Parameters for the 4-Stripe DMM are shown above. In this monochromator, there is minimal theta translation. For this reason, each stripe was designed to reflect the desired energy at nearly the same angle. The goal also included a narrow bandpass requirement.
Each stripe of the 4-stripe DMM is optimized for a given energy and bandpass. The trace above shows the performance of the first stripe as measured using 10 keV X-rays.
This trace shows the performance of the fourth and highest resolution stripe, again measured using 10 keV X-rays. All the materials used in this monochromator were chosen for the highest resolution for the intended energy of each stripe.
Example 2: This very advanced double monochromator is a Triple Stripe design using a Si <111> substrate for 5 keV to 30 keV energy range. The Si substrate serves as one of the stripes of the monochromator, complicating the manufacture since the final surface preparation techniques for good multilayers are different from those for perfect crystal monochromators.
The unique construction of this monochromator provides 0.1%, 1.5% and 10% bandpass, depending on the stripe selected. As shown by the previous examples, DMM Stripes can be designed independently with any combination one can imagine.
Example 3: The chart above shows the design target and experimental results for a wide-bandpass Double Multilayer Monochromator (WB DMM) in use at CHESS / Cornell University. The variations in actual peak reflectivity are caused by imperfect modeling and slight variations in the d-spacing produced throughout the multilayer stack. We have improved our modeling and production techniques to minimize these variations.
The table above gives some characteristics of the WB DMM. Note that while we can increase bandpass, there is always some trade-off between peak reflectivity and bandpass. Integrated reflectivity remains high.

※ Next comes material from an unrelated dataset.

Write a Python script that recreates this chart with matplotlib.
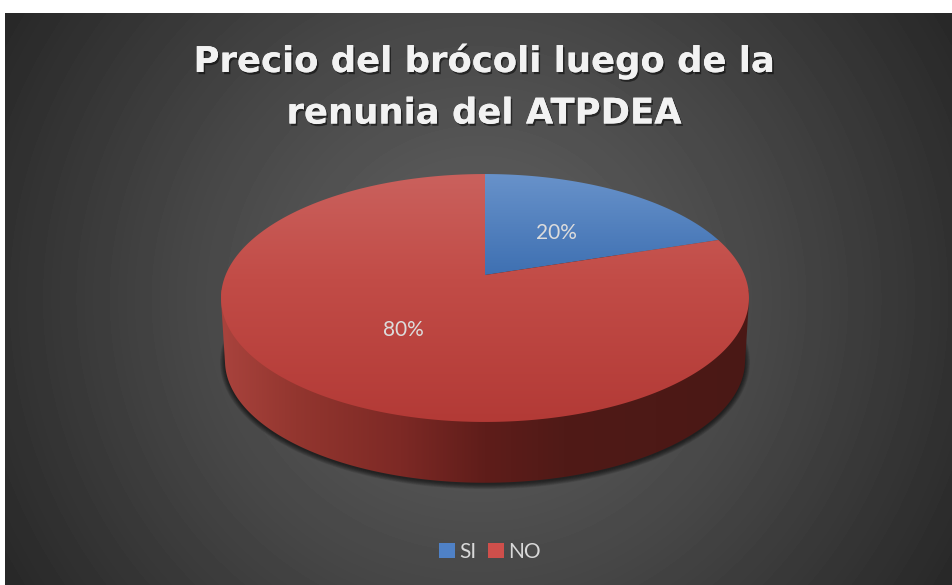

Example 4: The chart above shows record-setting narrow-bandpass performance from a multilayer structure. This Double Multilayer Monochromator (DMM) is in use at HASYLAB in Hamburg. The design called for high energy selectivity and high reflectivity.
The table above shows the basic parameters for this very narrow bandpass optic set. Because of the very narrow bandpass, the match between optics must also be extremely precise. In this case, the optics matched to within ± 0.05 Å.
For applications requiring curved monochromators/analyzers, such as focusing/collimating of X-ray radiation in μ-XRF, TXRF and small-spot analysis etc, Rigaku's proprietary processes result in excellent reflectivity. Focusing of the beam gives you a lot of possibilities to increase signal to noise ratios for very weak signals as obtained in XRF on micrometric scales.
Several such optics have been produced for small spot XRF using e-beam systems.Over 40% reflectivity for Al-Kα (E~1.5 keV) and Mg-Kα (E~1.3 keV) is possible for analyzer coatings on toroidal substrates. For B-Kα (E~0.18 keV) analyzer coatings, over 50% reflectivity can be achieved using ellipsoidal substrates.